Integrated Project Delivery: new approaches for new construction projects

Construction projects involve many independent players at different stages: architects, planners, builders and consulting companies. The success of a construction project thus heavily depends on how effectively these players can combine their knowledge and expertise. Working together as a team and coordinating tasks can also reduce or even prevent execution errors and delays. However, the currently prevailing approach to construction projects focuses on reducing liability by separating the parties' responsibilities instead of a "best for project" approach: Hence, responsibility is not shared but separated. To achieve such a "best for project" approach in which the players cooperate and can include new technology into construction projects, a new contractual framework, culture and mindset are needed. Integrated Project Delivery (IPD) is one possible answer.

Working together from the get-go

Known primarily in the USA, Australia and the UK, IPD focuses on enhancing cooperation between all players of a construction project from the start. IPD is a partnering model that brings all stakeholders, including the principal, to one table rather than having bilateral meetings between the principal and each player. Accordingly, IPD is based on the idea of having one multi-party contract between the principal and all other parties instead of concluding bilateral contracts. While bilateral contracts are concluded one after the other, i.e. only when the respective service/work is needed, multi-party contracts lead to all parties being involved in the project from the start. Therefore, all parties being part of such a multi-party contract can and must already contribute and share their expertise in the planning phase ("early contractor involvement"). In doing so, mismatches and miscalculations, for example between planning and building, can be minimised or prevented, clearly making this a "best for project" approach.

Claim management vs. alliancing

Eliminating errors after they occurred is time-consuming and expensive. It can also trigger additional compensation claims by contractual parties that did not cause the error against the principal and, indirectly, against the party responsible for the error. Having separate contractual relationships based on bilateral agreements also promotes a "claim management" culture.

On the other hand, a multi-party contract leads to the parties being able to assert claims directly against the party that breached its obligations (vis à vis all other parties). Moreover, IPD offers multiple new approaches. One is sharing the compensation by basing it on a bonus-malus system in which the parties share all or a portion of the risks such as cost overruns and savings. Such multi-party contracts are often referred to as alliance contracts. Since the individual party's liability risk equals that of the alliance, responsibility is shared and not separated. Therefore, IPD offers the possibility of moving from a claim management approach to a cooperative, best for project approach.

A long way to go

IPD can reduce execution errors and delays due to early contractor involvement and alliancing.
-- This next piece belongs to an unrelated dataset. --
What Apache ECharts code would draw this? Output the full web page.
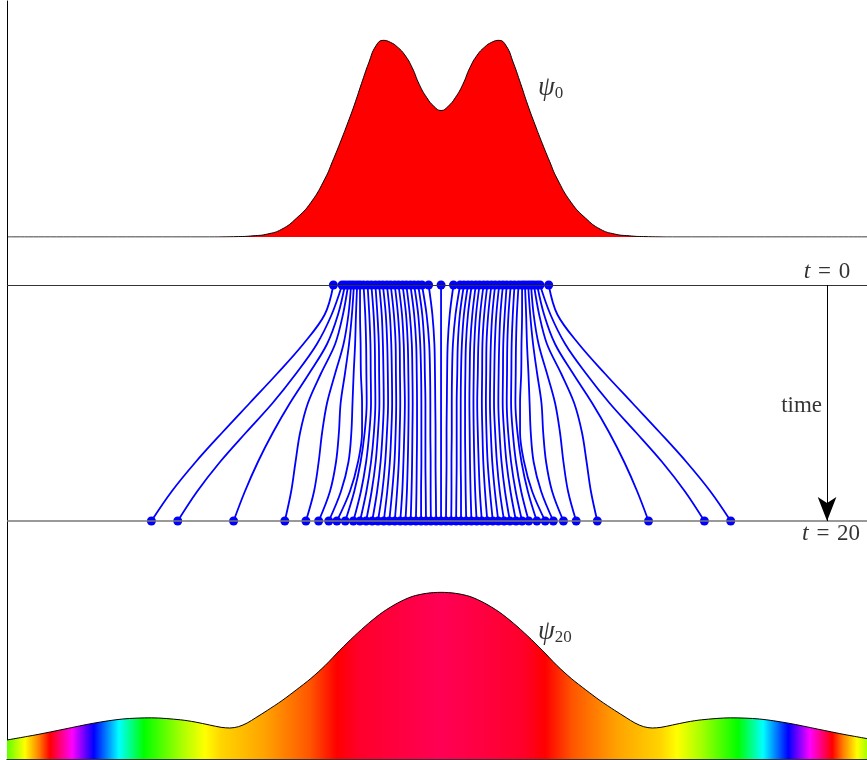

By promoting cooperation, IPD makes it possible to implement and utilise cooperative tools such as Business Information Modelling (BIM). But in Austria, most construction projects are still based on bilateral contracts. As these are concluded one after the other, contractors can provide fee estimates based on already existing plans or lists of services, leading to greater cost security for the principal. Multi-party contracts come with greater uncertainty in this respect, as contractors are engaged before fee estimates based on plans and lists of services have been compiled. It is therefore clear that to benefit from the upside of the best for project approach, the parties need to trust each other. The implementation of IPD therefore requires a change of culture. If done correctly, IPD can increase the efficiency of a construction project and significantly reduce construction and maintenance costs. As interest in new digital tools like BIM increases, it is time to explore new pathways and implement real best for project approaches.